Now that the news has been broken to my coworkers, I can post the news for anyone to see. After being carpet-bombed by recruiters for months with unsolicited contract-to-perm opportunities, a nice gem of an opportunity developing software with Proficient Systems came out of nowhere. Is making the move from a 156 year old, Fortune 500 subsidiary to a 4 year old, VC backed startup the safest thing in the world? Not necessarily, but for experienced Java developers in Atlanta, I believe the market is strong – at least strong enough that one could find a short or mid-term contract within a week or two.
So why not take a risk? The team there seems sharp, pragmatic, and composed of interesting individuals. The challenge before us is significant but achievable – scaling a product to boost capacity tenfold and beyond to meet growing customer needs. The location is ideal – a 15 minute commute in Atlanta is cause for celebration. The opportunity for growth is critical – interviewing with them opened my eyes to many gaps I have in my resume as a technologist, gaps that are hard to fill as the most senior member of the team in my current job. The easy path would be to stay put. This company treats me well, with nice benefits, a manager who actively looks out for our interests, and near-guaranteed raises. But the raises were a danger as well – collect those long enough, without growing my skills, and I’m stuck with the golden handcuffs, a salary that doesn’t match my skills in the job market.

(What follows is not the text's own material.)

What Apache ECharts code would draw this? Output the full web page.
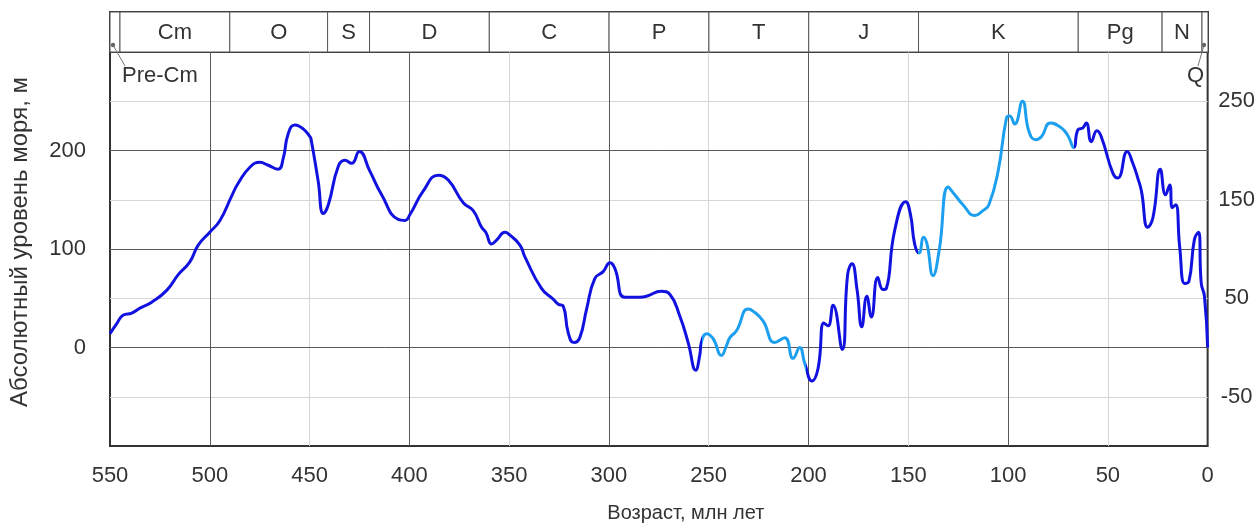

They seem to have a good balance of the late 90’s work environment and actual business sense. Dress is casual, the structure isn’t rigid, free cokes and razor scooters in the office, but without hiring twice as many people as they need, wasting money on extravagant office space and parties, burning VC like it’s manna from heaven, or squeezing employees into 60-80 hour work weeks.
The last major perk is a matter of personal preference. My experience in both corporate IT jobs and smaller software company jobs has me developing a preference for the latter. I like the open communication, the need for each person to perform multiple roles, the agility to change plans to match actual business priorities, the clarity of purpose, and the closer relationships with co-workers. Elements of big IT drive me nuts – the idiocy of corporate politics, for one. Competing in the marketplace is challening enough, and is only made harder by the inefficiencies of internal maneuvering. I will not miss the stupidity that is the Sarbannes-Oxley Act, and the obscene amount of overhead it requires. We have numerous people whose jobs are entirely dedicating to overhead – deciding which web sites we should and shouldn’t be able to see from work (ESPN is BAD), acting as traffic cops in overly complicated business processes, scanning people’s PCs for unauthorized software, monitoring network packets to identify anything that might not be business related. Small companies don’t have time for that. Each person understands that their job is essential, that their contribution is significant. They don’t have time for internal micromanagement or infighting. They care that the work gets done, not how long your lunch hour was. I enjoy the cross-disciplinary interaction in software companies. At Air2Web, it wasn’t unusual to be on a conference call with a customer, our CEO, and the VP of Marketing. Big IT focuses on funneling interdepartmental interaction through help desks.
Could I find occasion to move back into big IT down the road? Possibly. Would I recommend that someone work for my (soon to be former) employer? Absolutely, especially under my manager and with my co-workers. In the mean time, I’m going to fill the gaps in my skills, take a risk with a smaller company, and help them succeed. I have no illusions of instant or even deferred riches through stock options. Is it risky starting over, having to prove myself all over again? Slightly. But it seems like precisely the shock my career needs to keep moving forward.